## BEGIN Records for the task
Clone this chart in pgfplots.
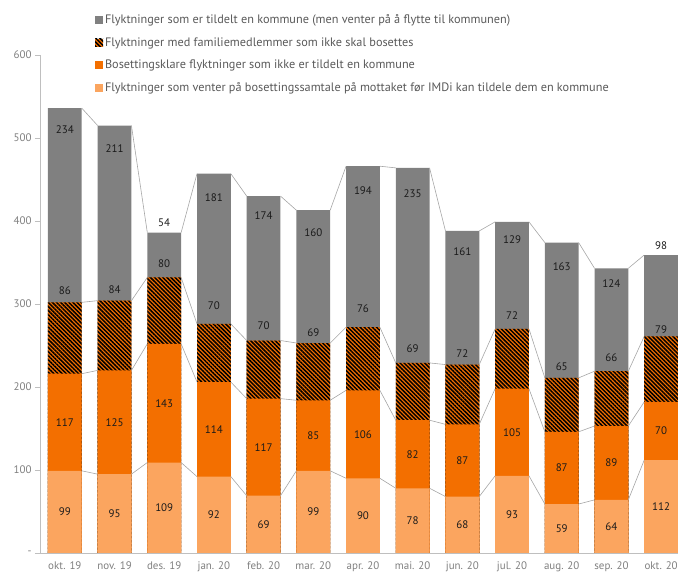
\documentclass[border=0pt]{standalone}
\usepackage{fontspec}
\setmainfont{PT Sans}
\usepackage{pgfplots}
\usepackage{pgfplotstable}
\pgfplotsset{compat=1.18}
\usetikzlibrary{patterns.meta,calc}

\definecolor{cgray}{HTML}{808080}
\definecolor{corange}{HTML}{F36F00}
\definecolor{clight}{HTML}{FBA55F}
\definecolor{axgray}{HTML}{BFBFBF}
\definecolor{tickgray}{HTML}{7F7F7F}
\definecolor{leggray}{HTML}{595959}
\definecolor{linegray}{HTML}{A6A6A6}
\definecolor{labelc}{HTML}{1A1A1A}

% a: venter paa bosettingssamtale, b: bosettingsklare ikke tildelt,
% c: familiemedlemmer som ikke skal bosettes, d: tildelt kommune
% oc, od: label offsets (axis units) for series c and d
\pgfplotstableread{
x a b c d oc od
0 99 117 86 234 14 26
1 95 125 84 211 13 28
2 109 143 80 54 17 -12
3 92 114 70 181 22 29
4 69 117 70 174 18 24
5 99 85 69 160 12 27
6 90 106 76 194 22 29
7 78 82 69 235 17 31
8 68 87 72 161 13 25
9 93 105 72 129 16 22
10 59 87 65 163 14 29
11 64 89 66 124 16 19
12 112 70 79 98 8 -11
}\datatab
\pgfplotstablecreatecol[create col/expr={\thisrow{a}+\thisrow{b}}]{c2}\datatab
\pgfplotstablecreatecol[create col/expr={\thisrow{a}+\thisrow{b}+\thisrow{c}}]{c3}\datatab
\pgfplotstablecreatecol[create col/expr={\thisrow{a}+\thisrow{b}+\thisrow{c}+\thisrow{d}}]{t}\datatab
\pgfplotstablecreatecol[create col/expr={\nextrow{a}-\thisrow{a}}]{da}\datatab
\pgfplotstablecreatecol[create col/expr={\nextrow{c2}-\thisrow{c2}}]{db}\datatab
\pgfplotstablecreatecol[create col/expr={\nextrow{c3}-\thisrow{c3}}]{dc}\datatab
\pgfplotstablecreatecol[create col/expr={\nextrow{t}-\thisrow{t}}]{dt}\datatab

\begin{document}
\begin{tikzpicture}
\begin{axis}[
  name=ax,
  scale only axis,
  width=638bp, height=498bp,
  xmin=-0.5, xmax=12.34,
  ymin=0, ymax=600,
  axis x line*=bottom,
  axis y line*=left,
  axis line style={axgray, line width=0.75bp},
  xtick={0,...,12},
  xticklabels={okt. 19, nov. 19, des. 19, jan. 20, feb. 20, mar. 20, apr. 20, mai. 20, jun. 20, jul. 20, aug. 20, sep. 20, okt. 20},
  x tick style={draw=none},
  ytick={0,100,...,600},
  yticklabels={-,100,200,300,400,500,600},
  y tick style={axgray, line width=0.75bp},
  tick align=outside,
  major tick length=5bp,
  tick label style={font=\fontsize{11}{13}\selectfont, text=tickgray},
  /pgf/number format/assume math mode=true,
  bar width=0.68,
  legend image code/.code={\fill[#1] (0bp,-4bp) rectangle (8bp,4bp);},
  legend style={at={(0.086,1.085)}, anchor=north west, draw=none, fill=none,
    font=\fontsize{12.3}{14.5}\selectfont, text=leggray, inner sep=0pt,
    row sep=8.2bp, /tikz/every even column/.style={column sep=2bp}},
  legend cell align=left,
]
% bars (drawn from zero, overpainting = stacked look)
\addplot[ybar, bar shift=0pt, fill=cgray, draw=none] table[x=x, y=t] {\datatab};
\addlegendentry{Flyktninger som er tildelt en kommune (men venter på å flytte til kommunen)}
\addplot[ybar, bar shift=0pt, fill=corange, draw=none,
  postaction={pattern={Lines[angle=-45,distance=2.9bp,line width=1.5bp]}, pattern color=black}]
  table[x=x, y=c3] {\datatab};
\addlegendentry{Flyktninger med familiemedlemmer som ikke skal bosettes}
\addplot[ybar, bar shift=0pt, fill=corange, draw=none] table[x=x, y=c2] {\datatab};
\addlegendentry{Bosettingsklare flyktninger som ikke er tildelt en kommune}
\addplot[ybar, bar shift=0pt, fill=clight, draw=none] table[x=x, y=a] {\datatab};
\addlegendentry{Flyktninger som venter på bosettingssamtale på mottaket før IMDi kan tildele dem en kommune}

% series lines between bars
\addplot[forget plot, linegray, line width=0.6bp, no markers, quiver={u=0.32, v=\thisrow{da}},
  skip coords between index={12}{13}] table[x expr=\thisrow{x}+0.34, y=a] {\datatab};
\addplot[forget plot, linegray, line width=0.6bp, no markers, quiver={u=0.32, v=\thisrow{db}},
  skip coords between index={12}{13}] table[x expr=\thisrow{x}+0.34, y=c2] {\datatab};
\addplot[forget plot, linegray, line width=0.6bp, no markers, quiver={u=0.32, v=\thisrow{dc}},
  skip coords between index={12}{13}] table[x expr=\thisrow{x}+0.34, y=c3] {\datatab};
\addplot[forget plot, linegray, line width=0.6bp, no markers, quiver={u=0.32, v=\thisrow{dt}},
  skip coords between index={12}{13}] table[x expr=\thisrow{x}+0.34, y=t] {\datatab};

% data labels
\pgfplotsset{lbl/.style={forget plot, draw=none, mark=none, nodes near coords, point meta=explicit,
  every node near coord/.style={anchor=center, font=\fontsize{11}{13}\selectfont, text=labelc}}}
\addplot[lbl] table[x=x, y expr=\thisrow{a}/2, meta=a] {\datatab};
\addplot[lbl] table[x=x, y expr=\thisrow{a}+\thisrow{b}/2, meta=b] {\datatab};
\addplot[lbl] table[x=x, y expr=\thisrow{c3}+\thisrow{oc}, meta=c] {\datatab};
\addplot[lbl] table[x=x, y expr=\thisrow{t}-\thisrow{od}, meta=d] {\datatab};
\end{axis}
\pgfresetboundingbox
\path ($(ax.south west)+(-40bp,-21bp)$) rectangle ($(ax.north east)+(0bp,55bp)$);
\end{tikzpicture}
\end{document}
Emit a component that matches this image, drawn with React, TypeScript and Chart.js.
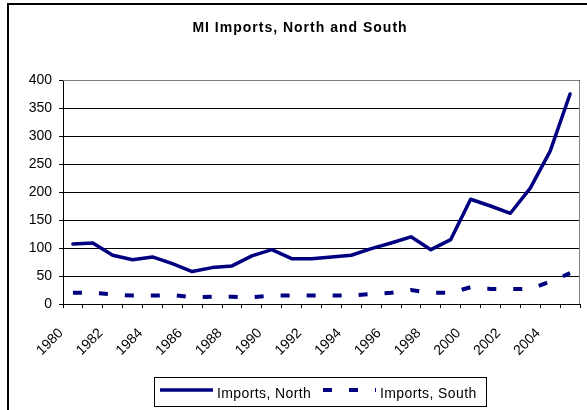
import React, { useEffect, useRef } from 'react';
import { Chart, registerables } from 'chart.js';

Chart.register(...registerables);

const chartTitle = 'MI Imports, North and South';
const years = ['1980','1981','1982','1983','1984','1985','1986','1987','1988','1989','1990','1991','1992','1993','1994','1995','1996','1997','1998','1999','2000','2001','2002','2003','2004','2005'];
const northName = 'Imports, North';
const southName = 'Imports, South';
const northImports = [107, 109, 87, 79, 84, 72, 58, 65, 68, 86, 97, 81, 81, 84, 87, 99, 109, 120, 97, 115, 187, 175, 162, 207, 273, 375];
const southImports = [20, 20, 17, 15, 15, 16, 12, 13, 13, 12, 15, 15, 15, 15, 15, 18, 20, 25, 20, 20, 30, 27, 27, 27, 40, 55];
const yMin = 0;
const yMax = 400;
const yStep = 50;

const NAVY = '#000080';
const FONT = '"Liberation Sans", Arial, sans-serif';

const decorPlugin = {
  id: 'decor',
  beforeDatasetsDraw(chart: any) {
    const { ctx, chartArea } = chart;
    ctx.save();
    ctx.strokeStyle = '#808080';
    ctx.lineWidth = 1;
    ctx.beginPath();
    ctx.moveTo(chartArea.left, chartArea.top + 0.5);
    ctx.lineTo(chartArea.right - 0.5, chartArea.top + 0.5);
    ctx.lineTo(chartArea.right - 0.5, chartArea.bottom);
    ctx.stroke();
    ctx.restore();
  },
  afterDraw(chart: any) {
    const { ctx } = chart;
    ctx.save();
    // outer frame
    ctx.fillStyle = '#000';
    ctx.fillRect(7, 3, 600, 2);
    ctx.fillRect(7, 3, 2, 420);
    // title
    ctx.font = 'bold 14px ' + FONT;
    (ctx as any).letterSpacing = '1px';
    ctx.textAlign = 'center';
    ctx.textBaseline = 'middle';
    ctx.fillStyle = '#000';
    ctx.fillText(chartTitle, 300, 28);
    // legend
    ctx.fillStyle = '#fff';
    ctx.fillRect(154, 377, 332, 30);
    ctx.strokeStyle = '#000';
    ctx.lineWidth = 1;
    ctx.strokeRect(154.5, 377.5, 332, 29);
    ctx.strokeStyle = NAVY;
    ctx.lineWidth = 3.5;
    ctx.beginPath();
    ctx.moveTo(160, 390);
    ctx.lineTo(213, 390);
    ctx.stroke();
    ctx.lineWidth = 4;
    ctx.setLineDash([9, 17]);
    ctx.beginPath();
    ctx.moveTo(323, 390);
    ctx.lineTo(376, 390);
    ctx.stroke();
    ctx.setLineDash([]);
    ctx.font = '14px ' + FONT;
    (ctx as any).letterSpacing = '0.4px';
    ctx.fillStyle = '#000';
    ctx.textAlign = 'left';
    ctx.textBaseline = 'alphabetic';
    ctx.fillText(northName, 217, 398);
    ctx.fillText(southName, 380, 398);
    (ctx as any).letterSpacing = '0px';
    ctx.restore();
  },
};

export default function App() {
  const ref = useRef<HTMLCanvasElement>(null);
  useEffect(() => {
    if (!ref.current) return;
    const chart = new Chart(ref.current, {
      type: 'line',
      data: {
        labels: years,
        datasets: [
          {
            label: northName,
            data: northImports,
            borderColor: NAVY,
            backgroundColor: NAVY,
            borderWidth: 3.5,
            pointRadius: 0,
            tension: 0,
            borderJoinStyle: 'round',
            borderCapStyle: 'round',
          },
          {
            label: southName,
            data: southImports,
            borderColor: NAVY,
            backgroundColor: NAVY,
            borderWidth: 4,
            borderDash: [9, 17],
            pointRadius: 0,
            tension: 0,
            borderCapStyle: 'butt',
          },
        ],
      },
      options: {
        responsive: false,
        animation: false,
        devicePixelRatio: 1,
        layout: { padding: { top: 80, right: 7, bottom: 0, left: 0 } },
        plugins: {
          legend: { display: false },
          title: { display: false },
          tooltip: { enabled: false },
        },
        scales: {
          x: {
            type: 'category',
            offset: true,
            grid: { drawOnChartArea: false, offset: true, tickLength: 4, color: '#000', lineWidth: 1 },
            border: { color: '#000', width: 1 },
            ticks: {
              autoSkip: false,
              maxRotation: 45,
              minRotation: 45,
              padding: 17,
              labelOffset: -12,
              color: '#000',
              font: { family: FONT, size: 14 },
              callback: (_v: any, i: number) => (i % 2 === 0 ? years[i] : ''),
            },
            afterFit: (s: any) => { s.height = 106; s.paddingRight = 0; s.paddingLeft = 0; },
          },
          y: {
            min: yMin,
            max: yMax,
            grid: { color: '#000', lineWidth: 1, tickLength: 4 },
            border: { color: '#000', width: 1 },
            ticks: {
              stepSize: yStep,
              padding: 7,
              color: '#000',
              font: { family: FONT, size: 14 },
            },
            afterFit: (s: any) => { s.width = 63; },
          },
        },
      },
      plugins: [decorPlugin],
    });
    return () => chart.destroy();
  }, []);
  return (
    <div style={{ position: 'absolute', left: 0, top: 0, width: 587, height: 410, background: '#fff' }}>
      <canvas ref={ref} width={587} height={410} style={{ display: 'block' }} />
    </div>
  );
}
## END Records for the task
◆ **Objective**
Using the listing above, repeat word for word each line from the one with "Emit a component" down to the one with "Chart.register(...registerables);", both included. Omit all pictures.

◆ **Expected output**
Emit a component that matches this image, drawn with React, TypeScript and Chart.js.
import React, { useEffect, useRef } from 'react';
import { Chart, registerables } from 'chart.js';

Chart.register(...registerables);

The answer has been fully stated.